We are now organising a dialogue on Art, Interdependence, and Enaction, in order to explore how contemplative practices can inform art and have an education and/or cultural influence on how we understand our world and society in terms of interdependence and enaction. We would like to hear from artists and art historians interested in interdependence and enaction in art.
Enaction is a term that was first articulated by Varela, Thompson, and Rosch in their book The Embodied Mind (MIT Press, 1991). They posit there that a living organism enacts the world it lives in: its embodied action in the world constitutes its perception and thereby grounds its cognition. Since then, Enactivism has become a position in cognitive science where the dynamic interaction between an acting organism and its environment is seen as the basis of cognition. Enactivism claims that the environment of an organism is brought about, or enacted, by the action of organisms in the world.
The notion of Enaction therefore comes close to the Buddhist notion of interdependence – a notion tied in to a specific ontology of reality, in which the profound connectedness of all sentient beings with our planet is emphasised. In this view, we are all linked in our lives and actions with other beings, and we also continuously bring about new conditions that link us in even more tightly together in the future.

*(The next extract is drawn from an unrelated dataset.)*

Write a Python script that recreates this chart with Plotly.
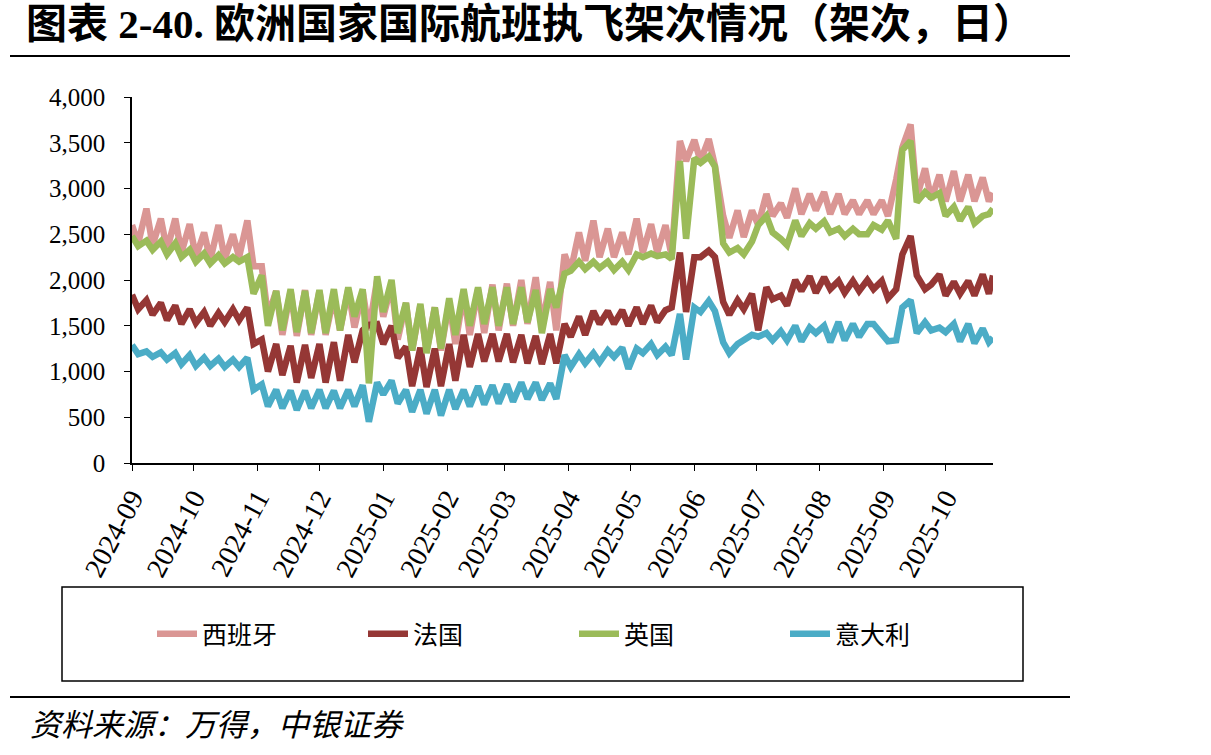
import pandas as pd
import plotly.graph_objects as go

# Sample days (offset from 2024-09-01): two points per week plus the last day
day_offsets = [d for k in range(60) for d in (7 * k, 7 * k + 3)] + [418]
start_date = "2024-09-01"

spain = [2600, 2400, 2780, 2380, 2670, 2330, 2670, 2300, 2610, 2250, 2520, 2220,
         2600, 2230, 2500, 2250, 2650, 2150, 2150, 1600, 1880, 1400, 1880, 1390,
         1890, 1400, 1880, 1400, 1820, 1450, 1900, 1480, 1880, 1450, 2000, 1600,
         1950, 1350, 1750, 1230, 1720, 1220, 1700, 1230, 1760, 1300, 1850, 1400,
         1900, 1420, 1950, 1450, 1960, 1500, 2000, 1520, 2030, 1500, 1980, 1450,
         2280, 2100, 2520, 2210, 2650, 2250, 2560, 2250, 2520, 2280, 2670, 2300,
         2610, 2300, 2600, 2260, 3520, 3300, 3530, 3300, 3540, 3250, 2700, 2460,
         2760, 2470, 2760, 2600, 2940, 2700, 2840, 2680, 3000, 2720, 2940, 2760,
         2960, 2720, 2940, 2720, 2870, 2720, 2870, 2720, 2870, 2700, 3100, 3450,
         3700, 2900, 3220, 2880, 3150, 2860, 3190, 2860, 3150, 2860, 3120, 2860,
         2950]

france = [1840, 1680, 1780, 1620, 1750, 1560, 1720, 1520, 1680, 1530, 1650, 1500,
          1640, 1540, 1680, 1560, 1700, 1300, 1350, 1000, 1300, 960, 1280, 880,
          1290, 930, 1300, 880, 1320, 900, 1400, 1100, 1450, 1510, 1520, 1300,
          1500, 1150, 1270, 840, 1260, 830, 1250, 840, 1300, 900, 1400, 1050,
          1410, 1110, 1410, 1110, 1410, 1100, 1400, 1090, 1390, 1080, 1410, 1090,
          1520, 1380, 1600, 1400, 1660, 1520, 1660, 1520, 1670, 1500, 1700, 1520,
          1720, 1540, 1670, 1700, 2300, 1650, 2250, 2250, 2320, 2250, 1760, 1620,
          1780, 1680, 1850, 1450, 1920, 1790, 1830, 1720, 2000, 1880, 2040, 1860,
          2030, 1900, 1990, 1860, 1990, 1880, 2000, 1900, 1990, 1800, 1900, 2280,
          2480, 2050, 1900, 1950, 2060, 1830, 1980, 1850, 1990, 1830, 2060, 1850,
          2050]

uk = [2480, 2370, 2430, 2330, 2420, 2280, 2400, 2250, 2330, 2200, 2290, 2180,
      2270, 2180, 2250, 2200, 2250, 1850, 2050, 1500, 1880, 1450, 1900, 1430,
      1880, 1420, 1890, 1420, 1900, 1450, 1920, 1600, 1900, 870, 2040, 1650,
      2000, 1420, 1750, 1230, 1740, 1200, 1700, 1250, 1800, 1400, 1900, 1500,
      1920, 1520, 1920, 1500, 1920, 1520, 1920, 1540, 1890, 1420, 1900, 1700,
      2070, 2100, 2200, 2120, 2200, 2130, 2200, 2110, 2200, 2110, 2280, 2250,
      2290, 2260, 2280, 2230, 3300, 2450, 3330, 3280, 3350, 3240, 2400, 2300,
      2350, 2280, 2420, 2600, 2700, 2520, 2450, 2380, 2650, 2480, 2620, 2560,
      2640, 2520, 2560, 2480, 2560, 2500, 2500, 2600, 2550, 2650, 2450, 3420,
      3520, 2850, 2960, 2900, 2950, 2700, 2800, 2650, 2800, 2620, 2700, 2720,
      2780]

italy = [1290, 1190, 1220, 1160, 1210, 1130, 1200, 1080, 1180, 1060, 1150, 1060,
         1140, 1050, 1130, 1050, 1150, 800, 860, 620, 800, 600, 790, 580,
         790, 600, 800, 600, 790, 600, 800, 620, 850, 450, 880, 750,
         900, 650, 800, 560, 800, 540, 800, 520, 800, 590, 800, 620,
         840, 640, 850, 650, 860, 670, 880, 700, 880, 690, 870, 700,
         1180, 1050, 1190, 1090, 1200, 1100, 1230, 1160, 1260, 1030, 1250, 1200,
         1300, 1180, 1270, 1180, 1630, 1130, 1700, 1650, 1770, 1660, 1320, 1200,
         1300, 1340, 1400, 1380, 1420, 1340, 1440, 1340, 1500, 1330, 1480, 1420,
         1500, 1320, 1540, 1340, 1520, 1380, 1520, 1520, 1420, 1330, 1340, 1700,
         1780, 1420, 1540, 1450, 1480, 1430, 1520, 1330, 1520, 1310, 1470, 1320,
         1370]

series_names = ["西班牙", "法国", "英国", "意大利"]
series_colors = ["#DA9694", "#953735", "#9BBB59", "#4BACC6"]
series_values = [spain, france, uk, italy]

dates = pd.to_datetime(start_date) + pd.to_timedelta(day_offsets, unit="D")

fig = go.Figure()
for name, color, vals in zip(series_names, series_colors, series_values):
    fig.add_trace(go.Scatter(x=dates, y=vals, name=name, mode="lines",
                             line=dict(color=color, width=6.5)))

# pixel helpers for paper coords (plot area 132..993 x, 97..463 y)
L, R, T, B = 132, 993, 97, 463
def px(X):
    return (X - L) / (R - L)
def py(Y):
    return (B - Y) / (B - T)

serif = "Liberation Serif, Noto Sans CJK SC"
cjk = "Noto Sans CJK SC"

fig.update_layout(
    width=1211, height=755,
    margin=dict(l=L, r=1211 - R, t=T, b=755 - B),
    paper_bgcolor="white", plot_bgcolor="white",
    showlegend=True,
    legend=dict(orientation="h", x=px(152), y=py(634), xanchor="left", yanchor="middle",
                font=dict(family=cjk, size=25, color="black"),
                itemwidth=40, entrywidth=156, entrywidthmode="pixels",
                bgcolor="rgba(0,0,0,0)"),
    xaxis=dict(type="date", range=["2024-09-01", "2025-10-24"],
               tick0="2024-09-01", dtick="M1", tickformat="%Y-%m",
               tickangle=-62, tickfont=dict(family=serif, size=28, color="black"),
               showline=True, linecolor="black", linewidth=1.5,
               ticks="outside", ticklen=6, tickcolor="black",
               showgrid=False, zeroline=False),
    yaxis=dict(range=[0, 4000], dtick=500, tickformat=",",
               tickfont=dict(family=serif, size=25, color="black"),
               ticklabelstandoff=14,
               showline=True, linecolor="black", linewidth=1.5,
               ticks="outside", ticklen=6, tickcolor="black",
               showgrid=False, zeroline=False),
    shapes=[
        dict(type="line", xref="paper", yref="paper", x0=px(10), x1=px(1070),
             y0=py(56), y1=py(56), line=dict(color="black", width=2)),
        dict(type="rect", xref="paper", yref="paper", x0=px(62), x1=px(1023),
             y0=py(681), y1=py(587), line=dict(color="black", width=1.5)),
        dict(type="line", xref="paper", yref="paper", x0=px(10), x1=px(1070),
             y0=py(697), y1=py(697), line=dict(color="black", width=2)),
    ],
    annotations=[
        dict(text="<b>图表 2-40. 欧洲国家国际航班执飞架次情况（架次，日）</b>",
             xref="paper", yref="paper", x=px(24), y=py(24), xanchor="left", yanchor="middle",
             showarrow=False, font=dict(family=serif, size=41, color="black")),
        dict(text="资料来源：万得，中银证券",
             xref="paper", yref="paper", x=px(28), y=py(722), xanchor="left", yanchor="middle",
             showarrow=False, font=dict(family=cjk, size=31, color="black", style="italic")),
    ],
)

fig.write_html("out.html")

In this 6th Science & Wisdom dialogue, Scott Snibbe and others will explore the notions of enaction and interdependence in art, and what art can thus teach us about the nature of our own reality.
Ticket sale will start soon!
Join the conversation LIVE on Zoom! You will receive a link via email after registering for the event. After each dialogue, there will be plenty of time for questions and debate.
About our speakers:
Scott Snibbe is our regular guest moderator of Science & Wisdom LIVE during talks and events. He is also the founder and host of the meditation podcast ‘A Skeptic’s Path to Enlightenment’.
Snibbe is a twenty-year student of Tibetan Buddhism whose teachers include Geshe Ngawang Dakpa, Choden Rinpoche, Ven. Rene Feusi, Lama Zopa Rinpoche, Gyumed Khensur Rinpoche Lobsang Jampa, and His Holiness the Dalai Lama. Inspired by his teachers, he leads meditations that infuse the pure lineage of the great Buddhist masters with science, humor, and the realities of the modern world.
Over the course of a career as a digital artist and entrepreneur, Snibbe has created bestselling art, music, and social apps, and collaborated with musicians and filmmakers including Björk, James Cameron, and Philip Glass. His interactive exhibits have been collected by both science and art museums, including the Whitney Museum of American Art and New York’s Museum of Modern Art.